Last week, Modi asked the Congress president if he could list the developmental statistics of Karnataka without reading from a paper in any language—Hindi, English or his mother tongue. For the first few seconds, one wondered if Modi was still targeting Sonia Gandhi, for Rahul should have no difficulty in speaking extempore in English or Hindi. And if by mother tongue, Modi meant to point towards the Italian origins of Rahul’s mother, well, the comment was simply boorish and of no consequence to Rahul Gandhi’s good show at recent elections in the country.

But, perhaps, Modi hopes it will have its impact in future, more particularly in 2019. Before that can happen, however, he must realise that Rahul Gandhi has shot far ahead of him in the matter of perception of sincerity and truth amid the constant chatter that we hear from the Congress president these days. Modi does not really seem to have a reply to Gandhi’s queries and is now under constant needling by social media to match his Congress rival measure for measure in terms of speaking, unscripted, to the media as Gandhi does, or even taking criticism as the Congress leader has been doing without losing his equilibrium or good humour. As for debating Gandhi for 15 minutes? Just forget that challenge. Modi does not have the courage for it.

But what now tickles my funny bone is how Modi seems to want to emulate Rahul Gandhi in a peculiarly inverse way. When he said last week he was an ordinary person who did not dress well, I was not only reminded of his monogrammed suits and Loro Piana jackets, but also of a recent criticism of Rahul Gandhi for being one of the most ill-dressed politicians in the country. As though the attire of politicians mattered much to the people, except when the suits cost ₹10 lakh as Modi’s did once upon a time

But there’s more. I do not think any opposition leader has been trolled as much as Rahul Gandhi or even been abused the way the Congress leader still is on social media. Although I did not see Gandhi ever play victim on account of that, Modi seems to want recognition as the most trolled and abused leader on social media. Which could be true of late, but never equal Gandhi’s victimisation by the BJP’s IT cell.  The Congress does lampoon Modi frequently these days but none of their barbs against Modi are half as vicious or downright malicious as that of BJP trolls towards the Gandhi family. Modi has called Sonia Gandhi a 'Jersey cow' and Rahul her 'hybrid calf', he has labelled Shashi Tharoor's late wife Sunanda Pushkar as 'fifty crore girl friend', and got personal many-a-times in political criticism, including towards former prime minister Manmohan Singh, who has now shot back at Modi for his low level barbs that do not glorify the office of the prime minister. Yet now Modi seems to relish the “stomach full of abuses" (as he said in London last month) he gets from people on social media.
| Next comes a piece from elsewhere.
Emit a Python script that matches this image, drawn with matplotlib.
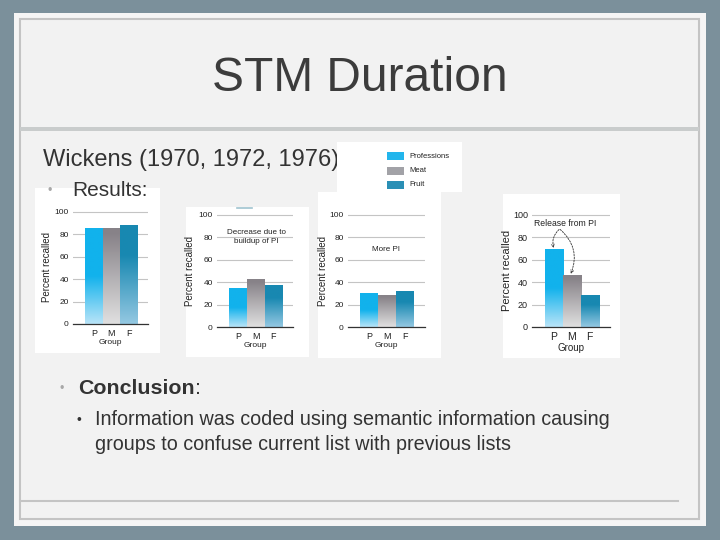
import matplotlib
matplotlib.use('Agg')
import matplotlib.pyplot as plt
import numpy as np
from matplotlib.patches import Rectangle

plt.rcParams['font.family'] = ['Liberation Sans', 'DejaVu Sans']

# ---------------- data ----------------
groups = ['P', 'M', 'F']
series_names = ['Professions', 'Meat', 'Fruit']
trial1 = [85, 85, 88]
trial2 = [34, 42, 37]
trial3 = [30, 28, 32]
trial4 = [69, 46, 28]
yticks = [0, 20, 40, 60, 80, 100]

title = 'STM Duration'
line1 = 'Wickens (1970, 1972, 1976)'
results_label = 'Results:'
conclusion_label = 'Conclusion'
conclusion_text = ('Information was coded using semantic information causing\n'
                   'groups to confuse current list with previous lists')

# ---------------- styles ----------------
top_cols = ['#12b2ec', '#878288', '#1888b1']
bot_cols = ['#b8e4f8', '#e0e0e0', '#94c8e2']
solid_frac = [0.5, 0.05, 0.3]
legend_cols = ['#22b5ec', '#a2a2a7', '#2a8fb5']

W, H = 720, 540
fig = plt.figure(figsize=(7.2, 5.4), dpi=100)
fig.patch.set_facecolor('#7b909b')
bg = fig.add_axes([0, 0, 1, 1])
bg.set_xlim(0, W)
bg.set_ylim(H, 0)
bg.axis('off')

bg.add_patch(Rectangle((14, 13), 692, 513, fc='#f5f5f5', ec='none', zorder=0))
bg.add_patch(Rectangle((20, 19), 679, 500, fc='#f2f2f2', ec='#c4c4c4', lw=1.5, zorder=0.5))
bg.add_patch(Rectangle((20, 127), 679, 4, fc='#c9cccc', ec='none', zorder=0.6))
bg.plot([20, 678], [501, 501], color='#c4c4c4', lw=1.5, zorder=0.6)

# white picture boxes behind the charts
boxes = [(35, 188, 125, 165), (186, 207, 123, 150), (318, 192, 123, 166), (503, 194, 117, 164)]
for (bx, by, bw, bh) in boxes:
    bg.add_patch(Rectangle((bx, by), bw, bh, fc='white', ec='none', zorder=1))
bg.plot([237, 252], [208, 208], color='#9fc3cf', lw=1.2, zorder=1.5)

# slide text
bg.text(360, 91, title, ha='center', va='baseline', fontsize=34.5, color='#3c3c3c', zorder=2)
bg.text(43, 160, line1, ha='left', va='center', fontsize=17, color='#333333', zorder=2)
bg.text(50, 191, '•', ha='center', va='center', fontsize=9, color='#a8a8a8', zorder=2)
bg.text(72, 191, results_label, ha='left', va='center', fontsize=15, color='#333333', zorder=2)
bg.text(62, 389, '•', ha='center', va='center', fontsize=9, color='#a8a8a8', zorder=2)
t = bg.text(78, 389, conclusion_label, ha='left', va='center', fontsize=15.4,
            fontweight='bold', color='#333333', zorder=2)
bg.annotate(':', xycoords=t, xy=(1, 0.5), va='center', ha='left', fontsize=15.4,
            color='#333333', zorder=2)
bg.text(79, 420, '•', ha='center', va='center', fontsize=10, color='#333333', zorder=2)
bg.text(95, 432, conclusion_text, ha='left', va='center', fontsize=14.2,
        color='#333333', linespacing=1.38, zorder=2)

# legend picture (covers end of the Wickens line)
bg.add_patch(Rectangle((337, 142), 125, 50, fc='white', ec='none', zorder=3))
for i, name in enumerate(series_names):
    yy = 156 + i * 14.5
    bg.add_patch(Rectangle((387, yy - 4), 17, 8, fc=legend_cols[i], ec='none', zorder=4))
    bg.text(409, yy, name, ha='left', va='center', fontsize=5.5, color='#222222', zorder=4)


def grad_img(top, bot, frac, n=100):
    tc = np.array(matplotlib.colors.to_rgb(top))
    bc = np.array(matplotlib.colors.to_rgb(bot))
    t = np.linspace(0, 1, n)  # 0 bottom .. 1 top
    edge = 1 - frac
    w = np.clip(t / max(edge, 1e-6), 0, 1)
    img = bc[None, :] + (tc - bc)[None, :] * w[:, None]
    return img[:, None, :]


def chart(vals, x0, x1, y0, y100, lab_x, tick_fs=6, lab_fs=7, xt_fs=6.5):
    ax = fig.add_axes([x0 / W, 1 - y0 / H, (x1 - x0) / W, (y0 - y100) / H])
    ax.set_facecolor('none')
    xs = np.arange(len(groups))
    bars = ax.bar(xs, vals, width=1.0, color='none', edgecolor='none', zorder=2)
    for i, b in enumerate(bars):
        ax.imshow(grad_img(top_cols[i], bot_cols[i], solid_frac[i]), origin='lower',
                  extent=[b.get_x(), b.get_x() + b.get_width(), 0, b.get_height()],
                  aspect='auto', zorder=2, interpolation='bilinear')
    ax.set_xlim(-1.2, 3.12)
    ax.set_ylim(0, 100.8)
    ax.set_yticks(yticks)
    ax.set_xticks(xs)
    ax.set_xticklabels(groups)
    ax.yaxis.grid(True, color='#c4c4c4', lw=0.8)
    ax.set_axisbelow(True)
    for s in ['left', 'right', 'top']:
        ax.spines[s].set_visible(False)
    ax.spines['bottom'].set_color('#333333')
    ax.spines['bottom'].set_linewidth(0.9)
    ax.tick_params(axis='y', length=0, pad=3, labelsize=tick_fs, labelcolor='#222222')
    ax.tick_params(axis='x', length=0, pad=3.5, labelsize=xt_fs, labelcolor='#222222')
    ax.set_ylabel('Percent recalled', fontsize=lab_fs, color='#222222')
    ax.yaxis.set_label_coords((lab_x - x0) / (x1 - x0), 0.5)
    ax.set_xlabel('Group', fontsize=xt_fs - 0.5, color='#222222', labelpad=1)
    return ax


chart(trial1, 73, 148, 324, 211, 52)
ax2 = chart(trial2, 217, 293, 327, 214, 195)
ax2.text(1.05, 80, 'Decrease due to\nbuildup of PI', ha='center', va='center',
         fontsize=5.8, color='#222222', linespacing=1.35)
ax3 = chart(trial3, 348, 425, 327, 214, 328)
ax3.text(0.94, 69, 'More PI', ha='center', va='center', fontsize=5.8, color='#222222')
ax4 = chart(trial4, 532, 610, 327, 214, 512, tick_fs=6.5, lab_fs=8, xt_fs=7.5)
ax4.text(0.62, 92, 'Release from PI', ha='center', va='center', fontsize=6.2, color='#222222')
ax4.annotate('', xy=(0.0, trial4[0] + 1.5), xytext=(0.3, 87),
             arrowprops=dict(arrowstyle='->', ls=(0, (2, 1.5)), lw=0.6, color='#333333',
                             connectionstyle='arc3,rad=0.3', mutation_scale=5, shrinkA=0, shrinkB=0))
ax4.annotate('', xy=(0.95, trial4[1] + 1.5), xytext=(0.36, 87),
             arrowprops=dict(arrowstyle='->', ls=(0, (2, 1.5)), lw=0.6, color='#333333',
                             connectionstyle='arc3,rad=-0.35', mutation_scale=5, shrinkA=0, shrinkB=0))

fig.savefig('out.png', dpi=100, facecolor=fig.get_facecolor())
It is obvious victimhood is his narrative but in all areas of this victimhood, why does one get the feeling he is competing with Rahul Gandhi to be the most trolled, abused or ill-dressed politician in the country? All the bad things rather than competing to be the informed, polite, refined and compassionate person that Gandhi comes across as these days? And after accusing Dr Manmohan Singh of conspiring with Pakistanis to defeat him in the Gujarat elections last year, when Modi brings up the  tearing up of an ordinance by Gandhi to protect criminal politicians from persecution as an insult to Dr Singh, Modi’s one-man  obsession is clear. Rahul Gandhi is sticking in his throat like a bone. He does not know if he can  gulp him down or even chew Gandhi alive and spit him out. Perhaps he should ask those patriotic dogs he lauds so much, they surely would have had much practice at chewing those bones.